[Extracted records]
++++

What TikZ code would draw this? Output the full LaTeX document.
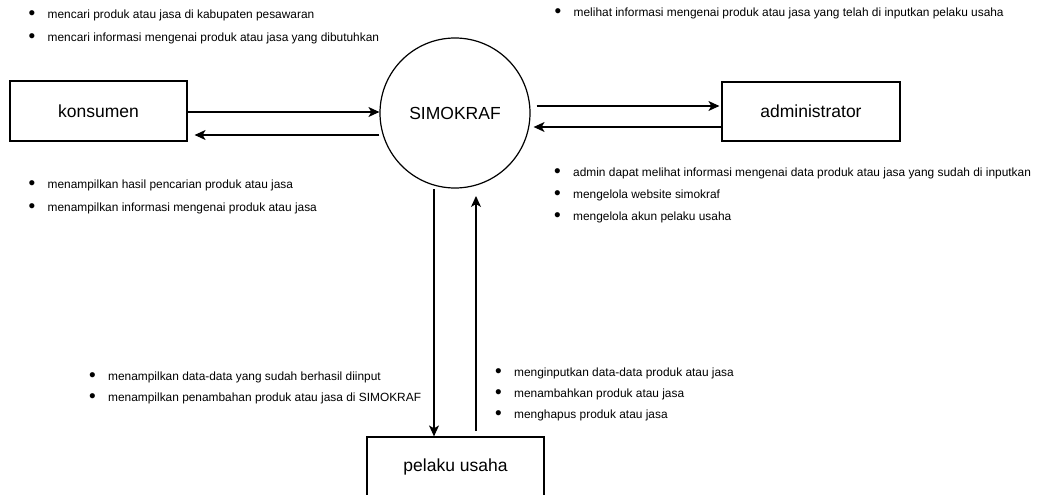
\documentclass[tikz,border=0pt]{standalone}
\usepackage{fontspec}
\setmainfont{Liberation Sans}
\usetikzlibrary{arrows.meta,calc}
\begin{document}
\begin{tikzpicture}[x=1pt,y=-1pt,
  box/.style={draw, line width=1.2pt, inner sep=0pt, font=\fontsize{17.5}{20}\selectfont},
  circ/.style={draw, circle, line width=1.2pt, inner sep=0pt, minimum size=150pt, font=\fontsize{17.5}{20}\selectfont},
  arr/.style={line width=1.2pt, -{Stealth[length=11pt,width=10pt,inset=3pt]}},
  item/.style={anchor=west, inner sep=0pt, font=\fontsize{11.9}{13}\selectfont}]
\useasboundingbox (0,0) rectangle (1037,495);
% boxes
\node[box, minimum width=177pt, minimum height=60pt] (kons) at (98.5,111) {konsumen};
\node[circ] (sim) at (455,113) {SIMOKRAF};
\node[box, minimum width=178pt, minimum height=59pt] (admin) at (811,111.5) {administrator};
\node[box, minimum width=177pt, minimum height=60pt] (pel) at (455.5,467) {pelaku usaha};
% connectors
\coordinate (k1) at (kons.east |- 0,112);
\coordinate (s1) at (sim.west |- 0,112);
\draw[arr] (k1) -- (s1);
\coordinate (s2) at ($(sim.west |- 0,135)+(0,0)$);
\coordinate (k2) at ($(kons.east |- 0,135)+(7,0)$);
\draw[arr] (s2) -- (k2);
\coordinate (s3) at ($(sim.east |- 0,106)+(6,0)$);
\coordinate (a3) at ($(admin.west |- 0,106)+(-2,0)$);
\draw[arr] (s3) -- (a3);
\coordinate (a4) at (admin.west |- 0,127);
\coordinate (s4) at ($(sim.east |- 0,127)+(3,0)$);
\draw[arr] (a4) -- (s4);
\coordinate (s5) at (434,189);
\coordinate (p5) at (pel.north -| s5);
\draw[arr] (s5) -- (p5);
\coordinate (p6) at (476,431);
\coordinate (s6) at (476,196);
\draw[arr] (p6) -- (s6);
% bullet texts
\newcommand{\bl}{\makebox[19pt][l]{\raisebox{-1.6pt}{\fontsize{19}{19}\selectfont •}}}
\node[item] (t1) at (28.5,15) {\bl mencari produk atau jasa di kabupaten pesawaran};
\node[item] (t2) at (28.5,38) {\bl mencari informasi mengenai produk atau jasa yang dibutuhkan};
\node[item] (t3) at (554.5,13) {\bl melihat informasi mengenai produk atau jasa yang telah di inputkan pelaku usaha};
\node[item] (t4) at (28.5,185) {\bl menampilkan hasil pencarian produk atau jasa};
\node[item] (t5) at (28.5,208) {\bl menampilkan informasi mengenai produk atau jasa};
\node[item] (t6) at (554,173) {\bl admin dapat melihat informasi mengenai data produk atau jasa yang sudah di inputkan};
\node[item] (t7) at (554,195) {\bl mengelola website simokraf};
\node[item] (t8) at (554,217) {\bl mengelola akun pelaku usaha};
\node[item] (t9) at (89,377) {\bl menampilkan data-data yang sudah berhasil diinput};
\node[item] (t10) at (89,398) {\bl menampilkan penambahan produk atau jasa di SIMOKRAF};
\node[item] (t11) at (495,373) {\bl menginputkan data-data produk atau jasa};
\node[item] (t12) at (495,394) {\bl menambahkan produk atau jasa};
\node[item] (t13) at (495,415) {\bl menghapus produk atau jasa};
\end{tikzpicture}
\end{document}
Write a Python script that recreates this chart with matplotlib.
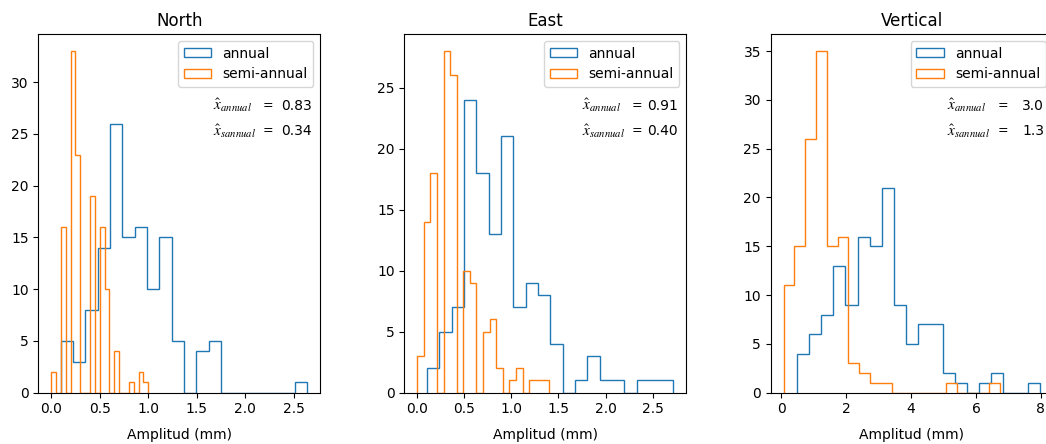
import numpy as np
import matplotlib
matplotlib.use("Agg")
import matplotlib.pyplot as plt

plt.rcParams["font.family"] = ["DejaVu Sans"]
plt.rcParams["mathtext.fontset"] = "stix"

# componentes y etiquetas
componentes = ["North", "East", "Vertical"]
series = ["annual", "semi-annual"]

# rango (min, max) de cada histograma, 20 bins
north_annual_range = (0.10, 2.64)
north_semi_range = (0.0, 1.0)
east_annual_range = (0.105, 2.72)
east_semi_range = (0.0, 1.40)
vert_annual_range = (0.48, 7.97)
vert_semi_range = (0.07, 6.74)

# conteos por bin
north_annual = [5, 3, 8, 14, 26, 15, 16, 10, 15, 5, 0, 4, 5, 0, 0, 0, 0, 0, 0, 1]
north_semi = [2, 0, 16, 0, 33, 23, 0, 0, 19, 0, 16, 10, 0, 4, 0, 0, 1, 0, 2, 1]
east_annual = [2, 5, 7, 24, 18, 13, 21, 7, 9, 8, 4, 0, 1, 3, 1, 1, 0, 1, 1, 1]
east_semi = [3, 14, 18, 0, 28, 26, 0, 10, 9, 0, 5, 6, 2, 0, 1, 2, 0, 1, 1, 1]
vert_annual = [4, 6, 8, 13, 9, 16, 15, 21, 9, 5, 7, 7, 2, 1, 0, 1, 2, 0, 0, 1]
vert_semi = [11, 15, 26, 35, 15, 16, 3, 2, 1, 1, 0, 0, 0, 0, 0, 1, 0, 0, 0, 1]

# valores mostrados en el texto
medias_annual = ["0.83", "0.91", "3.0"]
medias_semi = ["0.34", "0.40", "1.3"]

rangos = [(north_annual_range, north_semi_range),
          (east_annual_range, east_semi_range),
          (vert_annual_range, vert_semi_range)]
conteos = [(north_annual, north_semi),
           (east_annual, east_semi),
           (vert_annual, vert_semi)]

W, H = 1046, 444
fig = plt.figure(figsize=(W / 100, H / 100), dpi=100)

# posiciones de los ejes en pixeles (el tercero se sale por la derecha)
lefts = [38.3, 404.3, 770.7]
ancho = 282
top, bottom = 34, 392.7
label_x = [0.62, 0.63, 0.625]
igual_x = [0.815, 0.825, 0.825]


def plot_hist(ax, rango, cuenta, label):
    edges = np.linspace(rango[0], rango[1], len(cuenta) + 1)
    centros = (edges[:-1] + edges[1:]) / 2
    ax.hist(centros, bins=edges, weights=cuenta, histtype="step", label=label)


for i, comp in enumerate(componentes):
    ax = fig.add_axes([lefts[i] / W, (H - bottom) / H, ancho / W, (bottom - top) / H])
    plot_hist(ax, rangos[i][0], conteos[i][0], series[0])
    plot_hist(ax, rangos[i][1], conteos[i][1], series[1])
    ax.set_title(comp)
    ax.set_xlabel("Amplitud (mm)", labelpad=8)
    ax.legend(loc="upper right")

    # etiquetas con sombrero
    for y, lab, val in [(0.80, r"$\hat{x}_{annual}$", medias_annual[i]),
                        (0.73, r"$\hat{x}_{sannual}$", medias_semi[i])]:
        ax.text(label_x[i], y, lab, transform=ax.transAxes, fontsize=11, va="center")
        ax.text(igual_x[i], y, "=", transform=ax.transAxes, fontsize=9, va="center", ha="center")
        ax.text(0.97, y, val, transform=ax.transAxes, fontsize=10, va="center", ha="right")

fig.savefig("out.png", dpi=100)
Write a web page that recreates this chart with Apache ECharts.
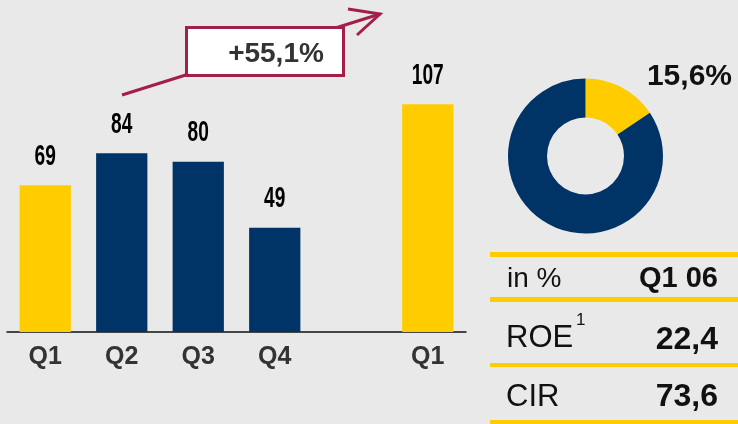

++++

**Exercise instructions**: Above are some entries; copy exactly the lines from the line with "Write a Python" through the line with "vert_semi_range = (0.07, 6.74)", both included, but none of the pictures.

**Exercise result**:
Write a Python script that recreates this chart with matplotlib.
import numpy as np
import matplotlib
matplotlib.use("Agg")
import matplotlib.pyplot as plt

plt.rcParams["font.family"] = ["DejaVu Sans"]
plt.rcParams["mathtext.fontset"] = "stix"

# componentes y etiquetas
componentes = ["North", "East", "Vertical"]
series = ["annual", "semi-annual"]

# rango (min, max) de cada histograma, 20 bins
north_annual_range = (0.10, 2.64)
north_semi_range = (0.0, 1.0)
east_annual_range = (0.105, 2.72)
east_semi_range = (0.0, 1.40)
vert_annual_range = (0.48, 7.97)
vert_semi_range = (0.07, 6.74)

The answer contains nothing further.